_Requirement_
In the material below, please retype the lines from the very first through the one with "v in y_ticks]", exactly and without pictures.

_Source data_

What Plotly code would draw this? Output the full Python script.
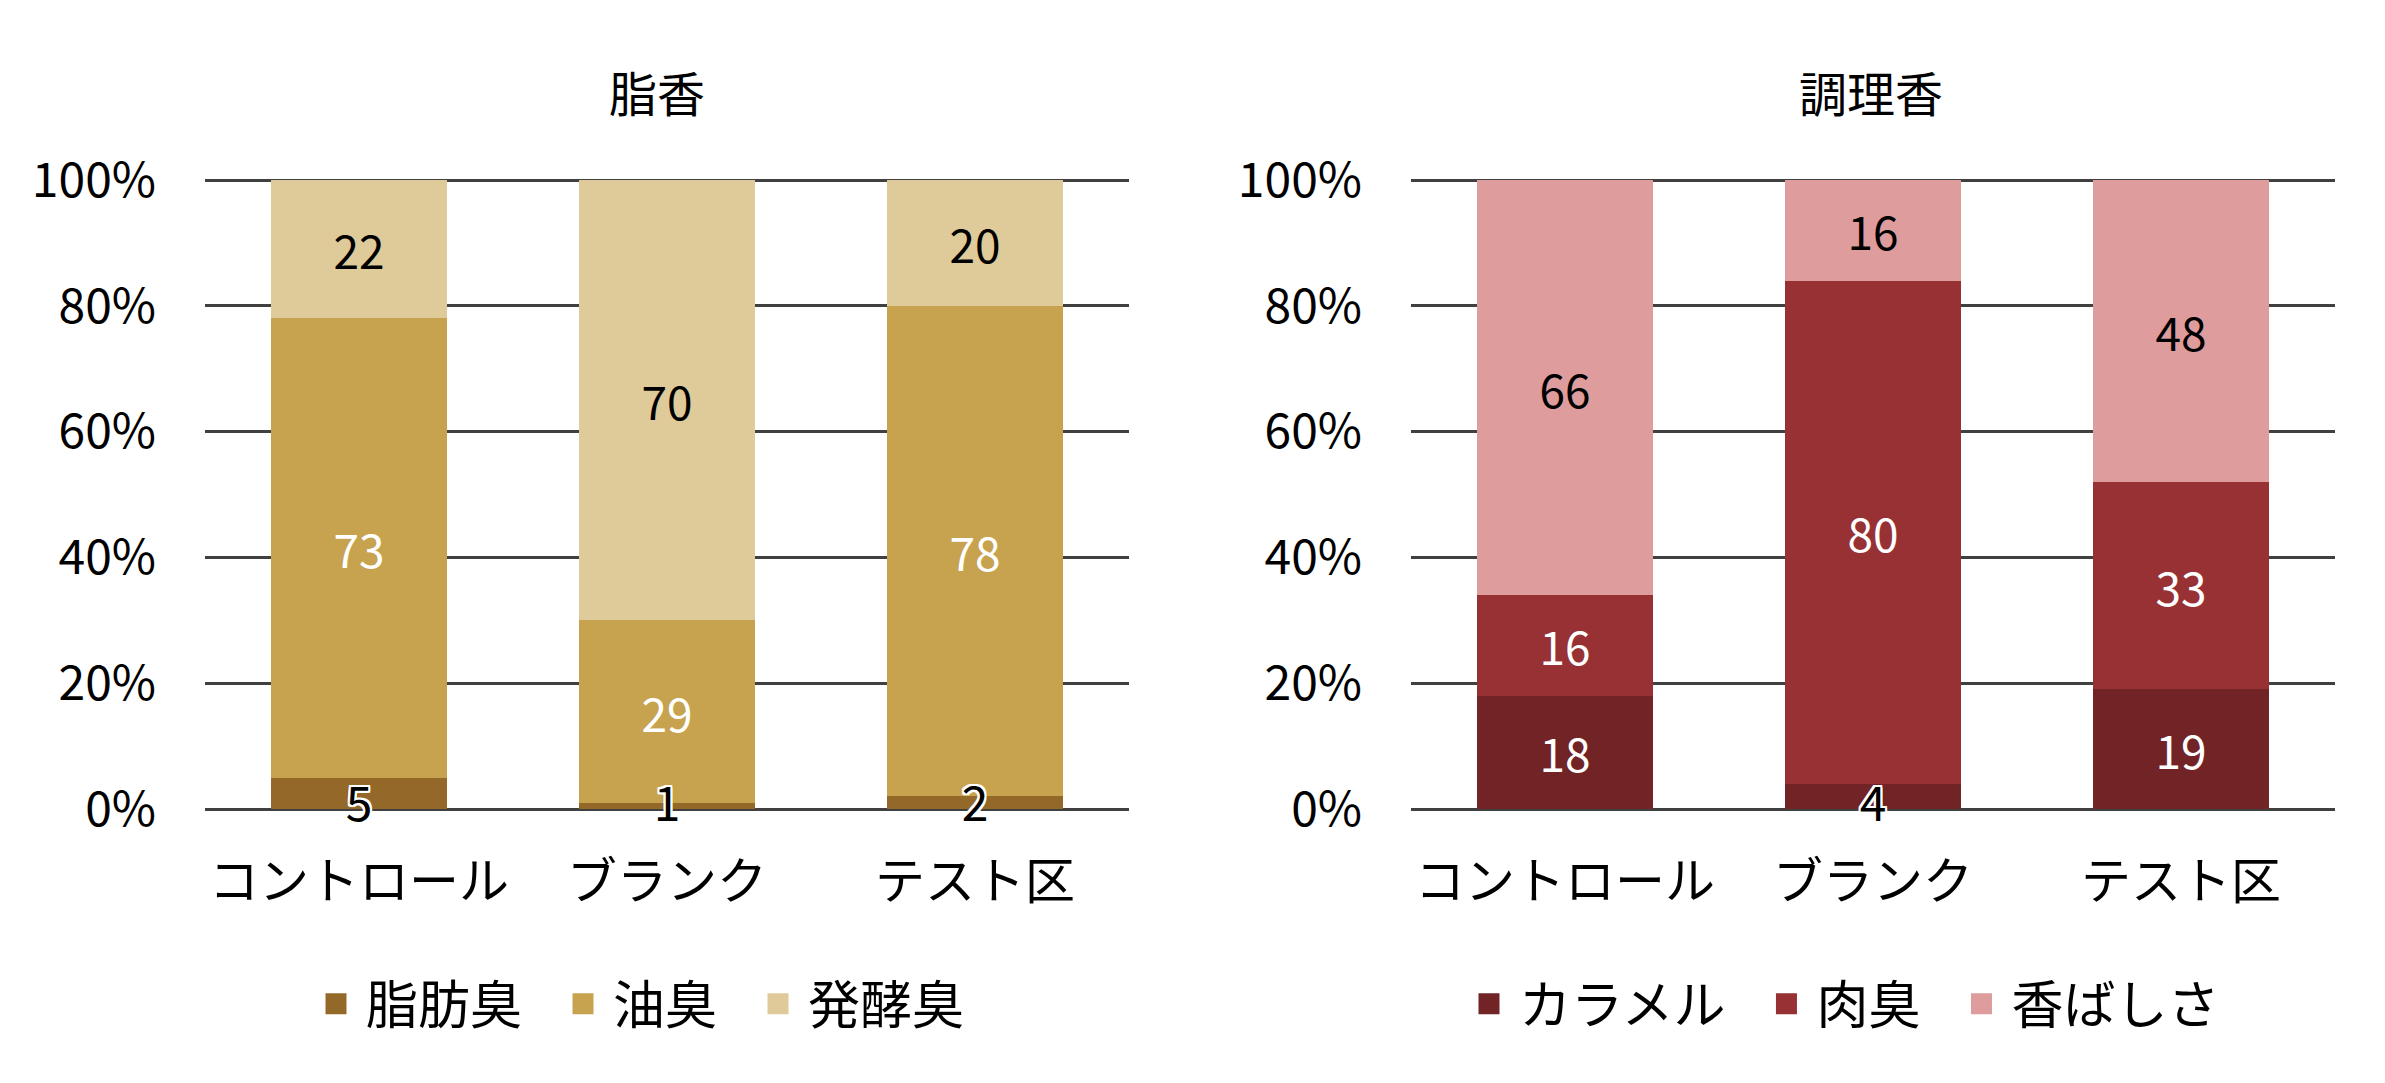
import plotly.graph_objects as go

# categories shared by both panels
categories = ["コントロール", "ブランク", "テスト区"]

# left panel: 脂香
fat_title = "脂香"
fat_names = ["脂肪臭", "油臭", "発酵臭"]
fat_values = [
    [5, 1, 2],
    [73, 29, 78],
    [22, 70, 20],
]
fat_colors = ["#946829", "#C8A34F", "#DFCA99"]

# right panel: 調理香
cook_title = "調理香"
cook_names = ["カラメル", "肉臭", "香ばしさ"]
cook_values = [
    [18, 4, 19],
    [16, 80, 33],
    [66, 16, 48],
]
cook_colors = ["#712326", "#973134", "#DE9C9D"]

y_ticks = [0, 20, 40, 60, 80, 100]
y_ticktext = [f"{v}%" for v in y_ticks]

FONT = "Noto Sans CJK JP"
W, H = 2385, 1083
SMALL = 10  # segments below this get their label on the baseline
label_colors = ["white", "white", "black"]
outline = ("2px 0 0 white, -2px 0 0 white, 0 2px 0 white, 0 -2px 0 white, "
           "2px 2px 0 white, -2px -2px 0 white, 2px -2px 0 white, -2px 2px 0 white")

# plot area in pixels: 0% at y=809, 100% at y=180
top_px, bot_px = 180, 809
pad = 0.4  # a little extra range so the 0% and 100% grid lines are drawn
unit = (bot_px - top_px) / 100
y_domain = [1 - (bot_px + pad * unit) / H, 1 - (top_px - pad * unit) / H]

fig = go.Figure()


def add_panel(values, names, colors, xa, ya, legend):
    for i, (vals, name, col) in enumerate(zip(values, names, colors)):
        txt = [str(v) if v >= SMALL else "" for v in vals]
        fig.add_trace(go.Bar(
            x=categories, y=vals, name=name, marker=dict(color=col, line=dict(width=0)),
            text=txt, textposition="inside", insidetextanchor="middle", textangle=0,
            textfont=dict(color=label_colors[i], size=46, family=FONT),
            xaxis=xa, yaxis=ya, showlegend=False, hoverinfo="skip",
        ))
        # legend swatch (en space widens the gap to the next entry)
        label = name + ("\u2002" if i < len(names) - 1 else "")
        fig.add_trace(go.Scatter(
            x=[None], y=[None], mode="markers", name=label,
            marker=dict(symbol="square", size=16, color=col, line=dict(color=col, width=5)),
            xaxis=xa, yaxis=ya, legend=legend,
        ))
    # baseline labels for tiny segments (first series)
    small = [(c, v) for c, v in zip(categories, values[0]) if v < SMALL]
    fig.add_trace(go.Scatter(
        x=[c for c, _ in small], y=[0 for _ in small], mode="text",
        text=[str(v) for _, v in small], textposition="middle center",
        textfont=dict(color="black", size=48, family=FONT, shadow=outline),
        xaxis=xa, yaxis=ya, showlegend=False, hoverinfo="skip", cliponaxis=False,
    ))


add_panel(fat_values, fat_names, fat_colors, "x", "y", "legend")
add_panel(cook_values, cook_names, cook_colors, "x2", "y2", "legend2")

yaxis_style = dict(
    range=[-pad, 100 + pad], tickvals=y_ticks, ticktext=y_ticktext, showgrid=True,
    gridcolor="#404040", gridwidth=3, zeroline=False, showline=False, automargin=False,
    ticks="", ticklabelstandoff=48, tickfont=dict(size=48, family=FONT, color="black"),
    domain=y_domain,
)
xaxis_style = dict(
    showgrid=False, showline=False, zeroline=False, ticks="", automargin=False,
    ticklabelstandoff=36, tickfont=dict(size=50, family=FONT, color="black"),
)

legend_style = dict(
    orientation="h", xanchor="center", yanchor="middle", y=1 - 1004 / H,
    font=dict(size=52, family=FONT, color="black"), bgcolor="rgba(0,0,0,0)",
    traceorder="normal", itemwidth=50, itemclick=False, itemdoubleclick=False,
)

title_font = dict(size=48, family=FONT, color="black")

fig.update_layout(
    width=W, height=H, margin=dict(l=0, r=0, t=0, b=0, autoexpand=False),
    paper_bgcolor="white", plot_bgcolor="white",
    barmode="stack", bargap=0.43,
    font=dict(family=FONT, color="black"),
    xaxis=dict(domain=[205 / W, 1129 / W], **xaxis_style),
    xaxis2=dict(domain=[1411 / W, 2335 / W], anchor="y2", **xaxis_style),
    yaxis=dict(anchor="x", **yaxis_style),
    yaxis2=dict(anchor="x2", **yaxis_style),
    legend=dict(x=638 / W, **legend_style),
    legend2=dict(x=1842 / W, **legend_style),
    annotations=[
        dict(text=fat_title, x=657 / W, y=1 - 91 / H, xref="paper", yref="paper",
             xanchor="center", yanchor="middle", showarrow=False, font=title_font),
        dict(text=cook_title, x=1871 / W, y=1 - 91 / H, xref="paper", yref="paper",
             xanchor="center", yanchor="middle", showarrow=False, font=title_font),
    ],
)

fig.write_html("out.html", config={"displayModeBar": False},
               post_script="document.body.style.margin='0';")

_Result of this exercise_
What Plotly code would draw this? Output the full Python script.
import plotly.graph_objects as go

# categories shared by both panels
categories = ["コントロール", "ブランク", "テスト区"]

# left panel: 脂香
fat_title = "脂香"
fat_names = ["脂肪臭", "油臭", "発酵臭"]
fat_values = [
    [5, 1, 2],
    [73, 29, 78],
    [22, 70, 20],
]
fat_colors = ["#946829", "#C8A34F", "#DFCA99"]

# right panel: 調理香
cook_title = "調理香"
cook_names = ["カラメル", "肉臭", "香ばしさ"]
cook_values = [
    [18, 4, 19],
    [16, 80, 33],
    [66, 16, 48],
]
cook_colors = ["#712326", "#973134", "#DE9C9D"]

y_ticks = [0, 20, 40, 60, 80, 100]
y_ticktext = [f"{v}%" for v in y_ticks]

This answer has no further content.